Aviation historians remember Pan American World Airways as “the chosen instrument” of the U.S. government because it represented American interests, values and beliefs as it pioneered air routes over mountains, across oceans and around the world. During the 1930s and ’40s, it was the only commercial airline that was authorized to bear the American flag to other nations as it carried the rich and famous in comfort and speed over unprecedented distances in flying boats called Clippers.

The aircraft themselves truly captured the public imagination at a time when some counteraction to World War I and the Great Depression that followed was desperately needed. As Larry Weirather points out, “Though no Clippers survive today, they continue to fly on in contemporary popular culture.” The proof of the extent of public infatuation with the Clippers ranges from motion pictures, music, toys, comics, games and automobiles to books, pulp fiction, agriculture, poetry, clothing, advertising, stamps and nose art.

Weirather’s work is more than a collection of stories about how Pan Am symbolized the changing needs and beliefs of the United States through its aircraft. It shows how the airline used Martin, Boeing and Sikorsky flying boats to help influence the course of World War II through their capability to fly cargo, mail and passengers nonstop over great distances.

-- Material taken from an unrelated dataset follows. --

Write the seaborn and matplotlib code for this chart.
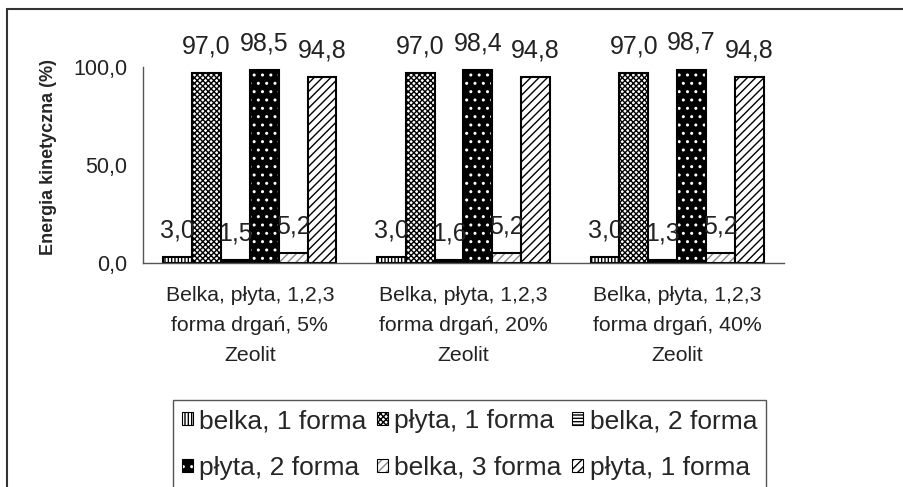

In the chapter titled “The Clipper as Military Icon,” we are reminded that aircraft were used to assist the war effort in other ways. For example, Pan Am, Eastman Kodak and Imperial Airways of Great Britain formed a company to develop Airgraphs, which led to V-Mail. When it did not catch on at first, Pan Am Clippers were used in advertising to show how easy and fast letters could be exchanged by servicemen and their families.

The Clippers were also involved with codes and espionage in the Pacific and had a role in breaking up spy rings in the Atlantic. This involvement continued in films like Raiders of the Lost Ark and The Case of the Pacific Clipper. They also played active roles in real-life dramas in Cuba in 1933 and acted as flying observation posts when Pan Am established advance bases along the Pacific routes to the Far East and in China with its subsidiary, the National Aviation Corporation.

In the chapter on “Clipper Heroes and Celebs,” Weirather briefly reviews Juan Trippe’s life and his direction of the airline’s growth, then covers some of the people who helped influence its image: chief pilot Captain Ed Musick; navigator Fred Noonan; first ladies Lou Henry Hoover and Eleanor Roosevelt; first flighter Clara Adams; movie stars Charlie Chaplain, Clark Gable and Errol Flynn; writer Ernest Hemingway; and Prime Minister Winston Churchill. The clandestine roles of “shadow heroes” like former Pan Am pilots George A. Doole and James W. Walker Jr., who rose through Pan Am’s ranks, are also explored.

This detailed examination of the past and present influence of Pan Am’s Clippers goes far beyond a recitation of the company’s history. There is much here to surprise readers who want to know more about these fascinating aircraft—although they and the company are long gone.